Polyphemus (Development)
Polyphemus is the model-serving service used for adversarial generation workloads. It proxies generation requests to Vertex AI and exposes authenticated REST endpoints.
Runtime and deployment notes
- Runtime baseline: Python
>=3.12 - Router module:
apps/polyphemus/src/rhesis/polyphemus/routers/services.py - Request schemas:
apps/polyphemus/src/rhesis/polyphemus/schemas/schemas.py - Docker image: API-only service image. PyTorch is not bundled in the Polyphemus container; model weights and serving runtime live behind Vertex AI.
API endpoints
Polyphemus exposes two primary generation endpoints:
| Endpoint | Purpose | Auth |
|---|---|---|
POST /generate | Single generation request | Bearer token required |
POST /generate_batch | Batch generation for multiple requests | Bearer token required |
/generate_batch accepts up to 50 items per call (MAX_BATCH_SIZE).
Environment configuration
Polyphemus reads Vertex AI target configuration from environment variables:
| Variable | Required | Description |
|---|---|---|
POLYPHEMUS_ENDPOINT_ID | Yes | Vertex AI endpoint identifier |
POLYPHEMUS_PROJECT_ID | Yes | GCP project ID for endpoint invocation |
POLYPHEMUS_LOCATION | No | Vertex AI region (defaults to us-central1) |
VLLM_LOGGING_LEVEL | No | vLLM container log verbosity for Vertex serving (for example, DEBUG, INFO) |
If required variables are missing, the service returns HTTP 400 with configuration error details.
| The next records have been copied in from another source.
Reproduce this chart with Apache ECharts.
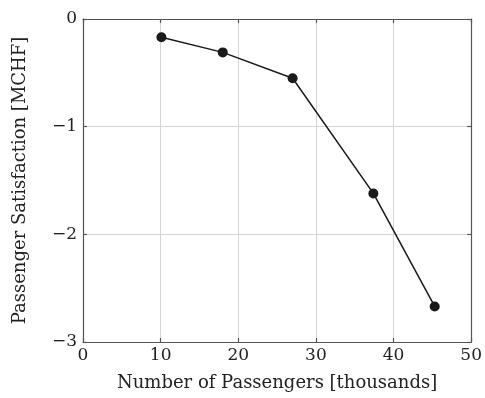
<!DOCTYPE html>
<html><head><meta charset="utf-8">
<script src="https://cdn.jsdelivr.net/npm/echarts@6/dist/echarts.min.js"></script>
<style>html,body{margin:0;padding:0;background:#fff}#c{width:485px;height:398px}</style>
</head><body><div id="c"></div>
<script>
const passengers = [10.1, 18.0, 27.0, 37.4, 45.3];
const satisfaction = [-0.17, -0.31, -0.55, -1.62, -2.67];
const xTitle = 'Number of Passengers [thousands]';
const yTitle = 'Passenger Satisfaction [MCHF]';
const FONT = 'DejaVu Serif';
const chart = echarts.init(document.getElementById('c'), null, {renderer:'canvas'});
const axisLineStyle = {color:'#555', width:1.2};
const fmtY = v => (v < 0 ? '\u2212' + Math.abs(v) : String(v));
chart.setOption({
  animation:false,
  grid:{left:83, right:13, top:19, bottom:56, show:false},
  xAxis:[{
    type:'value', min:0, max:50, interval:10, position:'bottom',
    name:xTitle, nameLocation:'middle', nameGap:32,
    nameTextStyle:{fontFamily:FONT, fontSize:18, color:'#222'},
    axisLine:{show:true, onZero:false, lineStyle:axisLineStyle},
    axisTick:{show:true, inside:true, length:4, lineStyle:axisLineStyle},
    axisLabel:{fontFamily:FONT, fontSize:17, color:'#222', margin:5},
    splitLine:{show:true, lineStyle:{color:'#d4d4d4', width:1}}
  },{
    type:'value', min:0, max:50, interval:10, position:'top',
    axisLine:{show:true, onZero:false, lineStyle:axisLineStyle},
    axisTick:{show:true, inside:true, length:4, lineStyle:axisLineStyle},
    axisLabel:{show:false}, splitLine:{show:false}
  }],
  yAxis:[{
    type:'value', min:-3, max:0, interval:1, position:'left',
    name:yTitle, nameLocation:'middle', nameGap:54, nameRotate:90,
    nameTextStyle:{fontFamily:FONT, fontSize:18, color:'#222'},
    axisLine:{show:true, onZero:false, lineStyle:axisLineStyle},
    axisTick:{show:true, inside:true, length:4, lineStyle:axisLineStyle},
    axisLabel:{fontFamily:FONT, fontSize:17, color:'#222', margin:6, formatter:fmtY},
    splitLine:{show:true, lineStyle:{color:'#d4d4d4', width:1}}
  },{
    type:'value', min:-3, max:0, interval:1, position:'right',
    axisLine:{show:true, onZero:false, lineStyle:axisLineStyle},
    axisTick:{show:true, inside:true, length:4, lineStyle:axisLineStyle},
    axisLabel:{show:false}, splitLine:{show:false}
  }],
  series:[{
    type:'line', xAxisIndex:0, yAxisIndex:0,
    data: passengers.map((x,i)=>[x, satisfaction[i]]),
    symbol:'circle', symbolSize:10,
    lineStyle:{color:'#1a1a1a', width:1.5},
    itemStyle:{color:'#1a1a1a'}
  }]
});
</script></body></html>
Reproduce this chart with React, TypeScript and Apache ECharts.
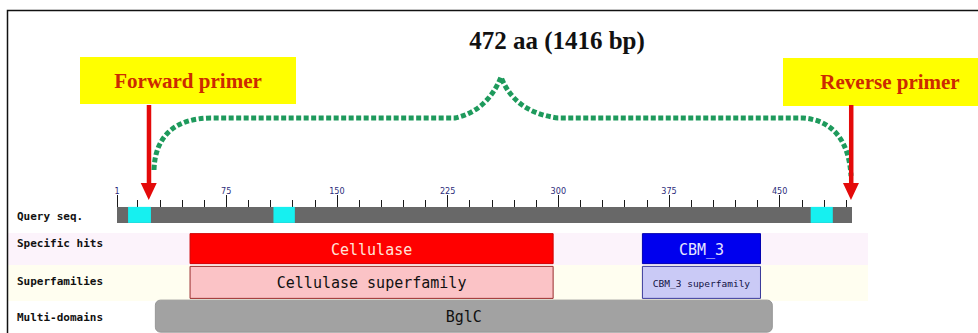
import React, { useEffect, useRef } from 'react';
import * as echarts from 'echarts';

// ---------- data ----------
const titleText = '472 aa (1416 bp)';
const rowLabels = ['Query seq.', 'Specific hits', 'Superfamilies', 'Multi-domains'];
const queryStart = 1;
const queryEnd = 499;
const highlightStarts = [8.5, 107, 471];
const highlightEnds = [24, 121.5, 486];
const domainNames = ['Cellulase', 'Cellulase superfamily', 'CBM_3', 'CBM_3 superfamily', 'BglC'];
const domainRows = [1, 2, 1, 2, 3];
const domainStarts = [50.5, 50.5, 357, 357, 27];
const domainEnds = [296.5, 296.5, 437, 437, 445];
const majorTicks = [1, 75, 150, 225, 300, 375, 450];
const minorTicks = [15, 30, 45, 60, 90, 105, 120, 135, 165, 180, 195, 210, 240, 255, 270, 285, 315, 330, 345, 360, 390, 405, 420, 435, 465, 480, 495];
const primerNames = ['Forward primer', 'Reverse primer'];
const primerPositions = [22.5, 498.3];

// ---------- styles ----------
const rowHeights = [16, 30, 32, 32];
const domainStyles: Record<string, any> = {
  'Cellulase': { fill: '#ff0000', stroke: '#d00000', text: '#ffe4d8', size: 15, r: 0 },
  'Cellulase superfamily': { fill: '#fbc3c6', stroke: '#9a2b2b', text: '#111111', size: 15, r: 0 },
  'CBM_3': { fill: '#0000ee', stroke: '#0000b0', text: '#e6e6ff', size: 15, r: 0 },
  'CBM_3 superfamily': { fill: '#cacaf6', stroke: '#3a3a9a', text: '#111144', size: 9.5, r: 0 },
  'BglC': { fill: '#a2a2a2', stroke: '#979797', text: '#111111', size: 15, r: 5 },
};
// vertical shift of each row label (the reference does not centre them exactly)
const labelPads = [[4, 0, 0, 0], [0, 0, 11, 0], [0, 0, 2, 0], [2, 0, 0, 0]];

const BRACE_D =
  'M154 170 C155 136 175 118 212 118 L455 118 C475 114 492 100 501 77 ' +
  'C510 100 528 114 558 118 L803 118 C832 120 849 140 851 176';
echarts.graphic.registerShape('brace', echarts.graphic.extendPath(BRACE_D, {}));

const monoFont = "'DejaVu Sans Mono', 'Liberation Mono', monospace";
const serifFont = "'Liberation Serif', 'DejaVu Serif', serif";

function renderQuery(params: any, api: any) {
  const row = api.value(2);
  const p0 = api.coord([api.value(0), row]);
  const p1 = api.coord([api.value(1), row]);
  const h = rowHeights[row];
  const isMain = api.value(3) === 0;
  return {
    type: 'rect',
    shape: { x: p0[0], y: p0[1] - h / 2, width: p1[0] - p0[0], height: h },
    style: { fill: isMain ? '#686868' : '#16f0f0' },
  };
}

function renderDomain(params: any, api: any) {
  const row = api.value(2);
  const idx = api.value(3);
  const name = domainNames[idx];
  const st = domainStyles[name];
  const p0 = api.coord([api.value(0), row]);
  const p1 = api.coord([api.value(1), row]);
  const h = rowHeights[row];
  return {
    type: 'group',
    children: [
      {
        type: 'rect',
        shape: { x: p0[0], y: p0[1] - h / 2, width: p1[0] - p0[0], height: h, r: st.r },
        style: { fill: st.fill, stroke: st.stroke, lineWidth: 1 },
      },
      {
        type: 'text',
        x: (p0[0] + p1[0]) / 2,
        y: p0[1] + 1,
        style: {
          text: name,
          fill: st.text,
          font: `${st.size}px ${monoFont}`,
          align: 'center',
          verticalAlign: 'middle',
        },
      },
    ],
  };
}

function renderPrimer(params: any, api: any) {
  const p = api.coord([api.value(0), 0]);
  const x = p[0];
  const tip = p[1] - rowHeights[0] / 2 - 7;
  const top = 105;
  return {
    type: 'group',
    children: [
      { type: 'rect', shape: { x: x - 2, y: top, width: 4.5, height: tip - top - 12 }, style: { fill: '#e40a0a' } },
      {
        type: 'polygon',
        shape: { points: [[x - 8, tip - 17], [x + 8, tip - 17], [x, tip]] },
        style: { fill: '#e40a0a' },
      },
    ],
  };
}

export default function App() {
  const ref = useRef<HTMLDivElement>(null);
  useEffect(() => {
    const chart = echarts.init(ref.current!, undefined, { renderer: 'svg' });
    const axisRange = { min: queryStart, max: queryEnd };
    const rich: Record<string, any> = {};
    labelPads.forEach((pad, i) => {
      rich['r' + i] = { padding: pad, fontFamily: monoFont, fontSize: 11, fontWeight: 'bold', color: '#111111' };
    });
    chart.setOption({
      animation: false,
      backgroundColor: '#ffffff',
      grid: { left: 117, width: 735, top: 198, height: 138 },
      xAxis: [
        {
          type: 'value',
          ...axisRange,
          position: 'top',
          offset: -9,
          axisLine: { show: false },
          splitLine: { show: false },
          axisTick: { show: true, length: 12, customValues: majorTicks, lineStyle: { color: '#1a1a1a', width: 1 } },
          axisLabel: {
            show: true,
            customValues: majorTicks,
            margin: 12,
            fontSize: 9,
            fontFamily: "'Liberation Sans Narrow', 'DejaVu Sans Condensed', sans-serif",
            color: '#2c2c7a',
          },
        },
        {
          type: 'value',
          ...axisRange,
          position: 'top',
          offset: -9,
          axisLine: { show: false },
          splitLine: { show: false },
          axisTick: { show: true, length: 7, customValues: minorTicks, lineStyle: { color: '#1a1a1a', width: 1 } },
          axisLabel: { show: false },
        },
      ],
      yAxis: {
        type: 'category',
        data: rowLabels,
        inverse: true,
        axisLine: { show: false },
        axisTick: { show: false },
        splitLine: { show: false },
        axisLabel: {
          align: 'left',
          margin: 100,
          fontFamily: monoFont,
          fontSize: 11,
          color: '#111111',
          formatter: (v: string, i: number) => `{r${i}|${v}}`,
          rich,
        },
      },
      series: [
        {
          type: 'custom',
          name: 'Query seq.',
          renderItem: renderQuery,
          clip: false,
          data: [
            [queryStart, queryEnd, 0, 0],
            ...highlightStarts.map((s, i) => [s, highlightEnds[i], 0, 1]),
          ],
        },
        {
          type: 'custom',
          name: 'Domains',
          renderItem: renderDomain,
          clip: false,
          data: domainNames.map((_, i) => [domainStarts[i], domainEnds[i], domainRows[i], i]),
        },
        {
          type: 'custom',
          name: 'Primers',
          renderItem: renderPrimer,
          clip: false,
          z: 5,
          data: primerPositions.map((p, i) => [p, i]),
        },
      ],
      graphic: [
        { type: 'rect', z: -10, shape: { x: 8, y: 233, width: 860, height: 32 }, style: { fill: '#fcf3fb' } },
        { type: 'rect', z: -10, shape: { x: 8, y: 265, width: 860, height: 36 }, style: { fill: '#fffef0' } },
        {
          type: 'polyline',
          shape: { points: [[7.5, 340], [7.5, 10.5], [980, 10.5]] },
          style: { stroke: '#111111', lineWidth: 1.5, fill: 'none' },
        },
        {
          type: 'text',
          x: 557,
          y: 40,
          style: { text: titleText, font: `bold 25px ${serifFont}`, fill: '#111111', align: 'center', verticalAlign: 'middle' },
        },
        { type: 'rect', shape: { x: 80, y: 57, width: 216, height: 47 }, style: { fill: '#ffff00' } },
        {
          type: 'text',
          x: 188,
          y: 81,
          style: { text: primerNames[0], font: `bold 21px ${serifFont}`, fill: '#cc2a00', align: 'center', verticalAlign: 'middle' },
        },
        { type: 'rect', shape: { x: 783, y: 58, width: 200, height: 48 }, style: { fill: '#ffff00' } },
        {
          type: 'text',
          x: 890,
          y: 82,
          style: { text: primerNames[1], font: `bold 21px ${serifFont}`, fill: '#cc2a00', align: 'center', verticalAlign: 'middle' },
        },
        {
          type: 'brace',
          x: 0,
          y: 0,
          style: { fill: 'none', stroke: '#1e9a5c', lineWidth: 5, lineDash: [5, 2.5] },
        },
      ],
    });
    return () => chart.dispose();
  }, []);
  return (
    <div
      ref={ref}
      style={{ position: 'fixed', left: 0, top: 0, width: 978, height: 333, background: '#ffffff' }}
    />
  );
}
Deployment region variable mapping (v0.2.8+)
Region configuration uses two separate variables depending on context:
| Context | Variable | Source | Where it is consumed |
|---|---|---|---|
| GitHub Actions CI/CD workflow | REGION | secrets.REGION (falls back to secrets.TF_VAR_REGION, then us-central1) | .github/workflows/polyphemus.yml |
| Running Polyphemus service | POLYPHEMUS_LOCATION | Set to $REGION by the CI workflow | apps/polyphemus/src/rhesis/polyphemus/routers/services.py |
| Vertex model deployment script | GCP_REGION | Set directly in the local environment (not mapped from REGION) | apps/polyphemus/model_deployment/config.py |
The workflow maps REGION → POLYPHEMUS_LOCATION automatically for service deployments.
The model deployment script reads GCP_REGION independently; when running it locally you must
export GCP_REGION yourself (see apps/polyphemus/model_deployment/.env.example).
vLLM logging level (v0.2.9+)
When deploying Polyphemus to Vertex AI, you can control serving container verbosity with
VLLM_LOGGING_LEVEL.
If set, deployment injects VLLM_LOGGING_LEVEL into the serving container environment.
Polyphemus deployment separates the lightweight API container from the Vertex AI serving container. Configure vLLM logging on the Vertex deployment, not by installing PyTorch or model runtime dependencies into the Polyphemus API image.
Batch request and response format
Rate limiting is applied through check_rate_limit. For batch calls, one HTTP request counts as one
rate-limit unit regardless of item count.